GIVEN INSTRUCTION:
Take the lines from the top down to and including the one with "import plotly.graph_objects as go" and repeat them exactly. Omit images.

Start of DATASET CONTENT

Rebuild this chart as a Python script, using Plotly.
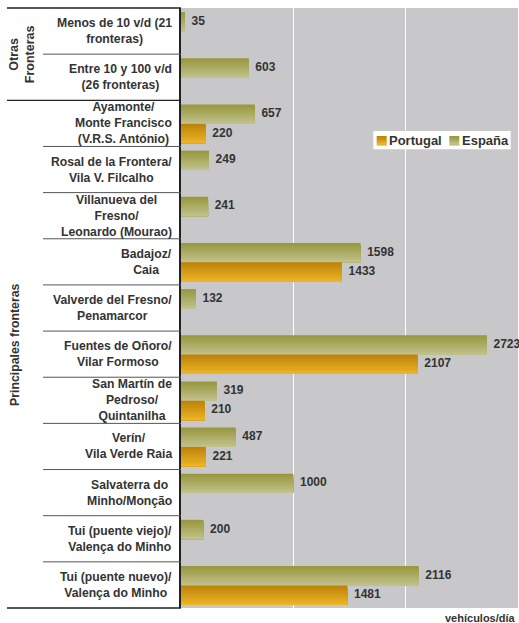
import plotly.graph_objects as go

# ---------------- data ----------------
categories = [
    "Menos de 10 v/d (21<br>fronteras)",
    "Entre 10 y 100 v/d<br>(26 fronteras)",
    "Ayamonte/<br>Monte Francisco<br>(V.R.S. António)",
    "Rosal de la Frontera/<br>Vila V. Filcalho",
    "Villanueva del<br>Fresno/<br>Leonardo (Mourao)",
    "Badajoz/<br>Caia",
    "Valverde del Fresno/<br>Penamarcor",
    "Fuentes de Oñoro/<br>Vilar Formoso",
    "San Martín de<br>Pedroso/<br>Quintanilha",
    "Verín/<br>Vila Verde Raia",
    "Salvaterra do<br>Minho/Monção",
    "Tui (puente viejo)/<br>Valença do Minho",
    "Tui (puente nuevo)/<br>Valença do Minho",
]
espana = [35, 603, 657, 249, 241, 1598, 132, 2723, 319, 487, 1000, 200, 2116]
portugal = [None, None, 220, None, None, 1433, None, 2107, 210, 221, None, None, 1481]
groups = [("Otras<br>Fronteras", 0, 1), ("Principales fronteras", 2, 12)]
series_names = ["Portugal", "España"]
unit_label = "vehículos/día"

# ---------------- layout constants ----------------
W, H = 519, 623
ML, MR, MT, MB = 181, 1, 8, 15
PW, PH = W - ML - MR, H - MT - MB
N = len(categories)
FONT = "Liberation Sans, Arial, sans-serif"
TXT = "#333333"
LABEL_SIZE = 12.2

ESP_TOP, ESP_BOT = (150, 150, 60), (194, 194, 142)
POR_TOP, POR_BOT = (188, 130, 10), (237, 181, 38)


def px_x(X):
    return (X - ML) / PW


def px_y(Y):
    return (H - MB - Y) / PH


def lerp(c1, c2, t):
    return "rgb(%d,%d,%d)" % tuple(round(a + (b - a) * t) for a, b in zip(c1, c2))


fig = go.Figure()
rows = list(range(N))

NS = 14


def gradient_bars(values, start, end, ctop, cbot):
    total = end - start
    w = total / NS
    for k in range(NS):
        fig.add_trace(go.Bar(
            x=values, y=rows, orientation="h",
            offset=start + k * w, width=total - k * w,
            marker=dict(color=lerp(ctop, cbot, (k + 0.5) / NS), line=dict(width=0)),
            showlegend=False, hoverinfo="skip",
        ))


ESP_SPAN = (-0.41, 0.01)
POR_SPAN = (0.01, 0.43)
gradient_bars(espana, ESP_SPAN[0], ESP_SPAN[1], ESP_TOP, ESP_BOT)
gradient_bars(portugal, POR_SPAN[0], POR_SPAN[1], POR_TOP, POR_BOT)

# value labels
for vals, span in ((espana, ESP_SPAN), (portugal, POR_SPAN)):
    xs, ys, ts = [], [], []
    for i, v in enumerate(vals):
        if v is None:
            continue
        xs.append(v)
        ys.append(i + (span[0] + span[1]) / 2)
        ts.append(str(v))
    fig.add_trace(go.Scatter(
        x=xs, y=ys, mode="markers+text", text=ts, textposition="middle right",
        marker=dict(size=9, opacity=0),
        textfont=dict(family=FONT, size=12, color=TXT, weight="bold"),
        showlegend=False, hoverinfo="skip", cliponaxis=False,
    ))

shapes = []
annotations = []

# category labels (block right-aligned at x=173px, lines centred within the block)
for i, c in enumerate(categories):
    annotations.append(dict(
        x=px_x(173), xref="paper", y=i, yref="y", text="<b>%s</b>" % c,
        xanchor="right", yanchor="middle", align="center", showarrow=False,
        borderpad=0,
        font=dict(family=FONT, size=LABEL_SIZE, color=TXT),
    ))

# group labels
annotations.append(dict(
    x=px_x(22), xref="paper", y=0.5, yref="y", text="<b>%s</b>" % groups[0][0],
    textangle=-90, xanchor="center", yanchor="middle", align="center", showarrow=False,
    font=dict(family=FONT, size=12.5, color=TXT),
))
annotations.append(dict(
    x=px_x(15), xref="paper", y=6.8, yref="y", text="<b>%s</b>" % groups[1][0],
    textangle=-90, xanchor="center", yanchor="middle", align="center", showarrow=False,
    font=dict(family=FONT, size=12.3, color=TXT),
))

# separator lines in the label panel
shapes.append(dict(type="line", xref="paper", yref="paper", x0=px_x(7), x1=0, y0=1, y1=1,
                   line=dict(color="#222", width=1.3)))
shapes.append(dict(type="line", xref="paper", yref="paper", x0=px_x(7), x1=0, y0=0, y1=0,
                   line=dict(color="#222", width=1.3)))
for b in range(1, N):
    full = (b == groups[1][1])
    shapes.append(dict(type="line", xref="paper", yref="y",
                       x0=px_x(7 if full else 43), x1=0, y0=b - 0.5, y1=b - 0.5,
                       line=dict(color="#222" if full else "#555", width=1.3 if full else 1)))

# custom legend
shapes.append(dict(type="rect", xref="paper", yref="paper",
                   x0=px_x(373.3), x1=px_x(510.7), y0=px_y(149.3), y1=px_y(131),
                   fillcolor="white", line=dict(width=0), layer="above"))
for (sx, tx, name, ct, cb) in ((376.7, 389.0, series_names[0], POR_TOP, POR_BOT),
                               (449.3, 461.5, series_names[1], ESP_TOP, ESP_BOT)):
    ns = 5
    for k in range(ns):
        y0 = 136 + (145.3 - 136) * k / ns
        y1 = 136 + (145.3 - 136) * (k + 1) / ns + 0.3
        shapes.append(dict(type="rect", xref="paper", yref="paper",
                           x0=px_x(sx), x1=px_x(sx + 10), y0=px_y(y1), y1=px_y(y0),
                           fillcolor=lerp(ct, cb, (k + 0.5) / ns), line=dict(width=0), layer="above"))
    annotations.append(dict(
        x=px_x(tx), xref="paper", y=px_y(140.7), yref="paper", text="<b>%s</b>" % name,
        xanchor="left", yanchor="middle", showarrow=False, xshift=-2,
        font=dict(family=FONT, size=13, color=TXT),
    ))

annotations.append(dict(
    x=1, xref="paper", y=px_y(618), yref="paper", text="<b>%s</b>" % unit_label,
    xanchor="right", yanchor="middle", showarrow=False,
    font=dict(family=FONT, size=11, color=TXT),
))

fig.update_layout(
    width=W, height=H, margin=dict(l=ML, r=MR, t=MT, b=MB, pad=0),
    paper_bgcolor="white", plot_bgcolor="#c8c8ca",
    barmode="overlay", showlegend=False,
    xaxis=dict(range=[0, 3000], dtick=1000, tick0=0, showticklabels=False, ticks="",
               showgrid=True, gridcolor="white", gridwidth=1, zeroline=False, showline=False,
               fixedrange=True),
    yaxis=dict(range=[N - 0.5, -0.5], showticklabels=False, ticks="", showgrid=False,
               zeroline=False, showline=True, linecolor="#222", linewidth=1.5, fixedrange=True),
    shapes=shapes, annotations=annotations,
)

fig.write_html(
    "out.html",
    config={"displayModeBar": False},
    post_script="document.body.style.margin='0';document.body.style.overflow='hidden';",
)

End of DATASET CONTENT

RESULT:
Rebuild this chart as a Python script, using Plotly.
import plotly.graph_objects as go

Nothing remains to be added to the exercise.